What the exercise asks:
Extract only the first line of the listing and every line after it up to and including the one with "dependency by year</text>". Omit the pictures.

════

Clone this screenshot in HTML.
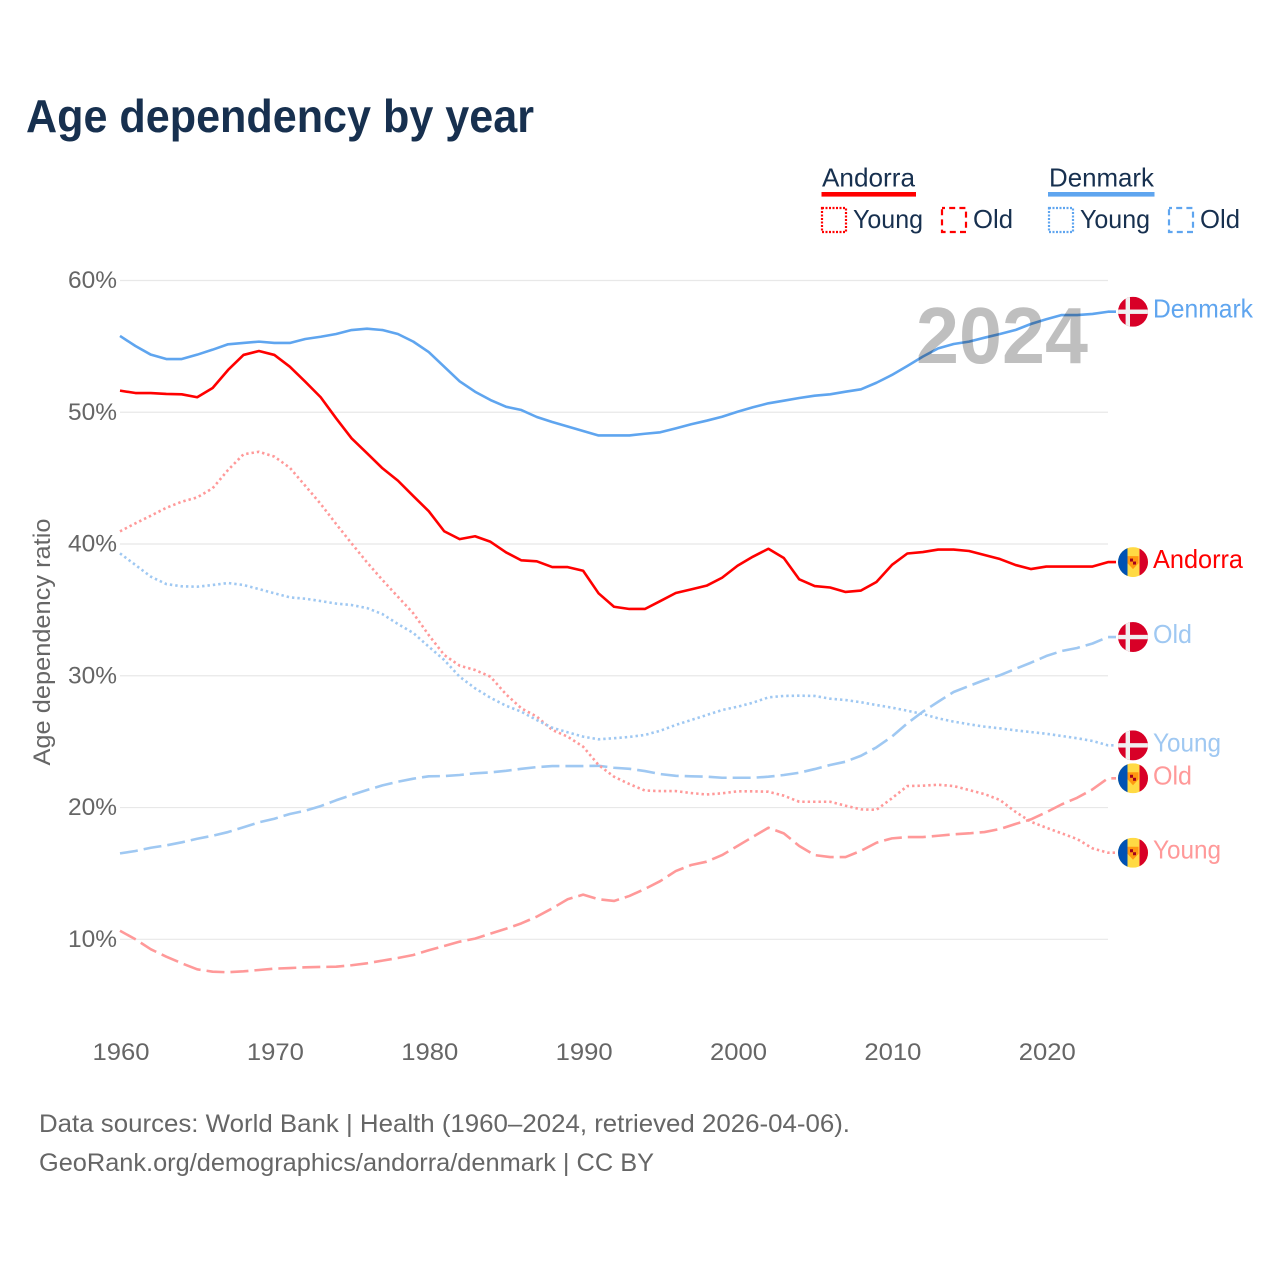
<!DOCTYPE html>
<html lang="en">
<head>
<meta charset="utf-8">
<title>Age dependency by year</title>
<style>
html,body{margin:0;padding:0;background:#fff;width:1280px;height:1280px;overflow:hidden}
svg{display:block}
text{font-family:"Liberation Sans",sans-serif}
</style>
</head>
<body>
<svg id="chart" xmlns="http://www.w3.org/2000/svg" width="1280" height="1280" viewBox="0 0 1280 1280">
  <rect width="1280" height="1280" fill="#fff"/>
  <text x="26" y="132" font-size="46" font-weight="700" fill="#17304f" textLength="508" lengthAdjust="spacingAndGlyphs">Age dependency by year</text>

  <g>
    <text x="822" y="186.5" font-size="26" fill="#17304f" textLength="93" lengthAdjust="spacingAndGlyphs">Andorra</text>
    <rect x="821.5" y="192" width="94.5" height="4.6" fill="#ff0000"/>
    <rect x="822" y="208" width="24" height="24" fill="none" stroke="#ff0000" stroke-width="2.2" stroke-dasharray="2 1.5"/>
    <text x="853" y="228" font-size="26" fill="#17304f" textLength="70" lengthAdjust="spacingAndGlyphs">Young</text>
    <rect x="942" y="208" width="24" height="24" fill="none" stroke="#ff0000" stroke-width="2.2" stroke-dasharray="6 4.2" stroke-dashoffset="3"/>
    <text x="973" y="228" font-size="26" fill="#17304f" textLength="40" lengthAdjust="spacingAndGlyphs">Old</text>
    <text x="1049" y="186.5" font-size="26" fill="#17304f" textLength="105" lengthAdjust="spacingAndGlyphs">Denmark</text>
    <rect x="1048" y="192" width="106.5" height="4.6" fill="#5fa5ef"/>
    <rect x="1049" y="208" width="24" height="24" fill="none" stroke="#5fa5ef" stroke-width="2.2" stroke-dasharray="2 1.5"/>
    <text x="1080" y="228" font-size="26" fill="#17304f" textLength="70" lengthAdjust="spacingAndGlyphs">Young</text>
    <rect x="1169" y="208" width="24" height="24" fill="none" stroke="#5fa5ef" stroke-width="2.2" stroke-dasharray="6 4.2" stroke-dashoffset="3"/>
    <text x="1200" y="228" font-size="26" fill="#17304f" textLength="40" lengthAdjust="spacingAndGlyphs">Old</text>
  </g>

  <g id="grid"></g>
  <g id="yticks"></g>
  <g id="xticks"></g>
  <text transform="translate(50,642) rotate(-90)" text-anchor="middle" font-size="24" fill="#666" textLength="247" lengthAdjust="spacingAndGlyphs">Age dependency ratio</text>

  <g id="series"></g>
  <g id="endlabels"></g>

  <text x="916" y="363" font-size="80" font-weight="700" fill="#000" fill-opacity="0.25" textLength="172" lengthAdjust="spacingAndGlyphs">2024</text>

  <text x="39" y="1132" font-size="25" fill="#666" textLength="811" lengthAdjust="spacingAndGlyphs">Data sources: World Bank | Health (1960–2024, retrieved 2026-04-06).</text>
  <text x="39" y="1171" font-size="25" fill="#666" textLength="615" lengthAdjust="spacingAndGlyphs">GeoRank.org/demographics/andorra/denmark | CC BY</text>
</svg>
<script>
const years = [1960,1961,1962,1963,1964,1965,1966,1967,1968,1969,1970,1971,1972,1973,1974,1975,1976,1977,1978,1979,1980,1981,1982,1983,1984,1985,1986,1987,1988,1989,1990,1991,1992,1993,1994,1995,1996,1997,1998,1999,2000,2001,2002,2003,2004,2005,2006,2007,2008,2009,2010,2011,2012,2013,2014,2015,2016,2017,2018,2019,2020,2021,2022,2023,2024];
const xTickYears = [1960,1970,1980,1990,2000,2010,2020];
const yTickValues = [10,20,30,40,50,60];

const denmarkTotal = [55.79,55.03,54.37,54.04,54.04,54.37,54.75,55.16,55.26,55.36,55.26,55.26,55.56,55.73,55.94,56.24,56.34,56.24,55.94,55.36,54.57,53.46,52.35,51.56,50.93,50.42,50.17,49.64,49.26,48.92,48.58,48.24,48.24,48.24,48.37,48.48,48.78,49.09,49.36,49.66,50.04,50.38,50.68,50.88,51.08,51.26,51.36,51.56,51.74,52.24,52.83,53.51,54.22,54.85,55.18,55.36,55.66,55.94,56.24,56.70,57.06,57.38,57.38,57.46,57.63];
const andorraTotal = [51.64,51.46,51.46,51.39,51.36,51.14,51.84,53.21,54.35,54.65,54.35,53.46,52.32,51.14,49.54,48.02,46.89,45.75,44.81,43.64,42.49,40.97,40.37,40.59,40.17,39.37,38.76,38.69,38.25,38.25,37.97,36.26,35.24,35.07,35.07,35.67,36.28,36.56,36.84,37.44,38.35,39.04,39.64,38.94,37.32,36.81,36.70,36.36,36.47,37.12,38.41,39.28,39.39,39.58,39.58,39.47,39.17,38.86,38.41,38.10,38.29,38.29,38.29,38.29,38.63];
const andorraYoung = [40.96,41.57,42.15,42.75,43.21,43.54,44.23,45.62,46.81,47.0,46.63,45.79,44.42,43.04,41.52,40.05,38.61,37.27,36.0,34.74,33.09,31.58,30.77,30.44,29.93,28.6,27.53,26.9,25.89,25.38,24.62,23.23,22.34,21.78,21.29,21.25,21.25,21.10,20.99,21.08,21.23,21.23,21.20,20.90,20.44,20.44,20.44,20.14,19.86,19.83,20.70,21.63,21.66,21.73,21.63,21.33,21.02,20.57,19.68,18.92,18.47,18.04,17.61,16.90,16.57];
const denmarkYoung = [39.29,38.41,37.52,36.96,36.79,36.76,36.89,37.04,36.89,36.58,36.26,35.95,35.85,35.67,35.48,35.37,35.14,34.68,33.93,33.25,32.21,31.2,29.93,29.05,28.33,27.73,27.27,26.64,26.06,25.71,25.38,25.18,25.26,25.36,25.51,25.83,26.27,26.64,27.02,27.40,27.65,27.96,28.36,28.47,28.49,28.47,28.26,28.16,27.99,27.78,27.58,27.35,27.10,26.77,26.52,26.32,26.14,26.01,25.86,25.73,25.60,25.43,25.26,25.05,24.72];
const denmarkOld = [16.52,16.70,16.95,17.13,17.36,17.63,17.86,18.14,18.50,18.88,19.15,19.51,19.76,20.11,20.55,20.95,21.33,21.68,21.96,22.19,22.37,22.39,22.47,22.60,22.67,22.79,22.94,23.07,23.15,23.15,23.15,23.17,23.02,22.94,22.77,22.54,22.41,22.37,22.34,22.26,22.26,22.26,22.34,22.47,22.64,22.92,23.23,23.48,23.93,24.57,25.38,26.39,27.27,28.03,28.77,29.23,29.68,30.04,30.52,30.99,31.50,31.88,32.11,32.45,32.94];
const andorraOld = [10.65,10,9.24,8.68,8.18,7.72,7.54,7.50,7.57,7.67,7.77,7.82,7.87,7.90,7.92,8.03,8.18,8.38,8.58,8.81,9.17,9.49,9.82,10.05,10.43,10.80,11.21,11.72,12.35,13.04,13.39,13.04,12.91,13.29,13.82,14.42,15.18,15.64,15.89,16.39,17.08,17.78,18.47,18.04,17.08,16.39,16.24,16.24,16.72,17.33,17.66,17.76,17.76,17.86,17.97,18.04,18.14,18.37,18.75,19.10,19.64,20.24,20.74,21.38,22.22];

const NS = 'http://www.w3.org/2000/svg';
const xScale = function (yr) { return 120 + (yr - 1960) * (988 / 64); };
const yScale = function (v) { return 280.5 + (60 - v) * 13.176; };

function mk(tag, attrs, parent) {
  const el = document.createElementNS(NS, tag);
  for (const k in attrs) el.setAttribute(k, attrs[k]);
  parent.appendChild(el);
  return el;
}

const gridG = document.getElementById('grid');
const yG = document.getElementById('yticks');
const xG = document.getElementById('xticks');

yTickValues.forEach(function (v) {
  const line = mk('line', {x1: 120, x2: 1108, y1: yScale(v), y2: yScale(v), stroke: '#e8e8e8', 'stroke-width': 1.2}, gridG);
  
  
  const t = mk('text', {x: 117, y: yScale(v) + 7.5, 'text-anchor': 'end', 'font-size': 24, fill: '#666', textLength: 49, lengthAdjust: 'spacingAndGlyphs'}, yG);
  
  
  t.textContent = v + '%';
});

xTickYears.forEach(function (yr) {
  const t = mk('text', {x: xScale(yr) + 1, y: 1060, 'text-anchor': 'middle', 'font-size': 24, fill: '#666', textLength: 57, lengthAdjust: 'spacingAndGlyphs'}, xG);
  
  
  t.textContent = yr;
});

const seriesG = document.getElementById('series');
function drawLine(values, color, dash, name) {
  let d = '';
  values.forEach(function (v, i) {
    d += (i ? 'L' : 'M') + xScale(years[i]).toFixed(2) + ' ' + yScale(v).toFixed(2);
  });
  const last = values[values.length - 1];
  d += 'L1116 ' + yScale(last).toFixed(2);
  const p = mk('path', {d: d, fill: 'none', stroke: color, 'stroke-width': 2.6, 'stroke-linejoin': 'round'}, seriesG);
  if (dash) p.setAttribute('stroke-dasharray', dash);
  
  
}
drawLine(andorraOld, '#ff9999', '18 6', 'line-andorra-old');
drawLine(denmarkOld, '#9fc8f2', '18 6', 'line-denmark-old');
drawLine(andorraYoung, '#ff9999', '2.4 3', 'line-andorra-young');
drawLine(denmarkYoung, '#9fc8f2', '2.4 3', 'line-denmark-young');
drawLine(denmarkTotal, '#5fa5ef', '', 'line-denmark-total');
drawLine(andorraTotal, '#ff0000', '', 'line-andorra-total');

const defs = mk('defs', {}, document.getElementById('chart'));
const labelsG = document.getElementById('endlabels');
let clipId = 0;

function drawFlag(country, cy, name) {
  clipId += 1;
  const cp = mk('clipPath', {id: 'flag-clip-' + clipId}, defs);
  mk('circle', {cx: 1133, cy: cy, r: 15}, cp);
  const g = mk('g', {'clip-path': 'url(#flag-clip-' + clipId + ')'}, labelsG);
  
  
  if (country === 'DK') {
    mk('rect', {x: 1118, y: cy - 15, width: 30, height: 30, fill: '#d80027'}, g);
    mk('rect', {x: 1125.6, y: cy - 15, width: 4.4, height: 30, fill: '#f0f0f0'}, g);
    mk('rect', {x: 1118, y: cy - 2.2, width: 30, height: 4.4, fill: '#f0f0f0'}, g);
  } else {
    mk('rect', {x: 1118, y: cy - 15, width: 30, height: 30, fill: '#ffda44'}, g);
    mk('rect', {x: 1118, y: cy - 15, width: 9.5, height: 30, fill: '#0052b4'}, g);
    mk('rect', {x: 1139.5, y: cy - 15, width: 9, height: 30, fill: '#d80027'}, g);
    mk('path', {d: 'M1127.5 ' + (cy - 6) + 'h11v7l-5.5 6l-5.5-6z', fill: '#ff9811'}, g);
    mk('rect', {x: 1130, y: cy - 3.5, width: 3, height: 3, fill: '#a2001d'}, g);
    mk('rect', {x: 1133, y: cy - 0.5, width: 3, height: 3, fill: '#a2001d'}, g);
  }
}

function drawEndLabel(text, color, values, country, width, key) {
  const cy = yScale(values[values.length - 1]);
  drawFlag(country, cy, 'flag-' + key);
  const t = mk('text', {x: 1153, y: cy + 6, 'font-size': 26, fill: color, textLength: width, lengthAdjust: 'spacingAndGlyphs'}, labelsG);
  
  
  t.textContent = text;
}
drawEndLabel('Denmark', '#5fa5ef', denmarkTotal, 'DK', 100, 'denmark-total');
drawEndLabel('Andorra', '#ff0000', andorraTotal, 'AD', 90, 'andorra-total');
drawEndLabel('Old', '#9fc8f2', denmarkOld, 'DK', 39, 'denmark-old');
drawEndLabel('Young', '#9fc8f2', denmarkYoung, 'DK', 68, 'denmark-young');
drawEndLabel('Old', '#ff9999', andorraOld, 'AD', 39, 'andorra-old');
drawEndLabel('Young', '#ff9999', andorraYoung, 'AD', 68, 'andorra-young');
</script>
</body>
</html>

════

Result for this exercise:
Clone this screenshot in HTML.
<!DOCTYPE html>
<html lang="en">
<head>
<meta charset="utf-8">
<title>Age dependency by year</title>
<style>
html,body{margin:0;padding:0;background:#fff;width:1280px;height:1280px;overflow:hidden}
svg{display:block}
text{font-family:"Liberation Sans",sans-serif}
</style>
</head>
<body>
<svg id="chart" xmlns="http://www.w3.org/2000/svg" width="1280" height="1280" viewBox="0 0 1280 1280">
  <rect width="1280" height="1280" fill="#fff"/>
  <text x="26" y="132" font-size="46" font-weight="700" fill="#17304f" textLength="508" lengthAdjust="spacingAndGlyphs">Age dependency by year</text>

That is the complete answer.